### Your instructions:
Write out the opening lines of the data word for word, up to and including the line with "plt.rcParams['font.family'] = ['Liberation", and leave every picture and every later line out.

### Stored data:

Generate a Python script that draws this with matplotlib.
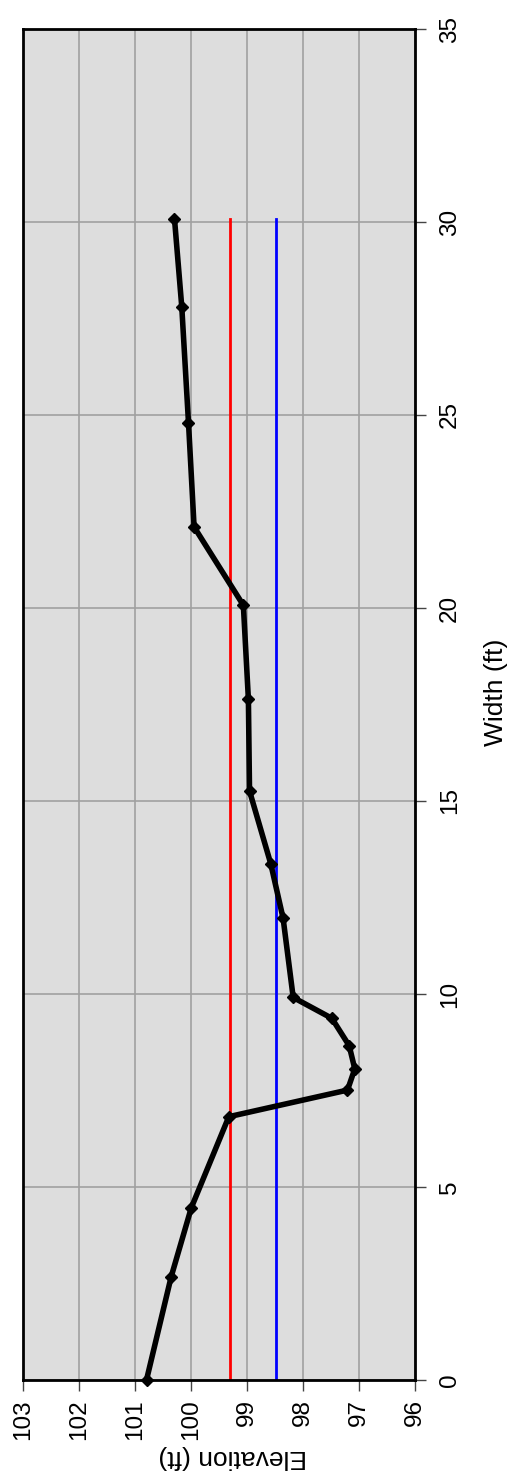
import numpy as np
import matplotlib.pyplot as plt

plt.rcParams['font.family'] = ['Liberation Sans', 'DejaVu Sans']

# cross section survey (chart is drawn turned on its side)
width = [0.0, 2.67, 4.46, 6.82, 7.51, 8.06, 8.66, 9.37, 9.91, 11.96, 13.37,
         15.26, 17.63, 20.07, 22.1, 24.8, 27.8, 30.08]
elev = [100.80, 100.36, 100.0, 99.33, 97.21, 97.08, 97.18, 97.49, 98.18,
        98.36, 98.58, 98.96, 98.98, 99.07, 99.95, 100.05, 100.17, 100.30]

red_level = 99.31
blue_level = 98.49
level_width = [0.0, 30.08]

fig = plt.figure(figsize=(5.15, 14.8), dpi=100)
ax = fig.add_axes([0.0453, 0.0676, 0.761, 0.9128])
ax.set_facecolor('#dddddd')

ax.plot([red_level, red_level], level_width, color='#ff0000', lw=2, zorder=2)
ax.plot([blue_level, blue_level], level_width, color='#0000ff', lw=2, zorder=2)
ax.plot(elev, width, color='black', lw=4, marker='D', ms=6,
        zorder=3, clip_on=False)

ax.set_xlim(103, 96)
ax.set_ylim(0, 35)
ax.set_xticks(np.arange(96, 104, 1))
ax.set_yticks(np.arange(0, 40, 5))
ax.grid(True, color='#a0a0a0', lw=1.2, zorder=1)
ax.set_axisbelow(True)

ax.yaxis.tick_right()
ax.yaxis.set_label_position('right')
ax.tick_params(axis='both', labelsize=17.5, length=8, width=1, color='#444444',
               direction='out', labelrotation=90, pad=6)
ax.tick_params(axis='y', pad=9)
for lab in ax.get_yticklabels():
    lab.set_va('center')

for s in ax.spines.values():
    s.set_linewidth(2)
    s.set_color('black')

ax.set_xlabel('Elevation (ft)', fontsize=19, rotation=180)
ax.set_ylabel('Width (ft)', fontsize=19, rotation=90)
ax.xaxis.set_label_coords(0.535, -0.048)
ax.yaxis.set_label_coords(1.175, 0.509)

fig.savefig('out.png', dpi=100)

### Finished task:
Generate a Python script that draws this with matplotlib.
import numpy as np
import matplotlib.pyplot as plt

plt.rcParams['font.family'] = ['Liberation Sans', 'DejaVu Sans']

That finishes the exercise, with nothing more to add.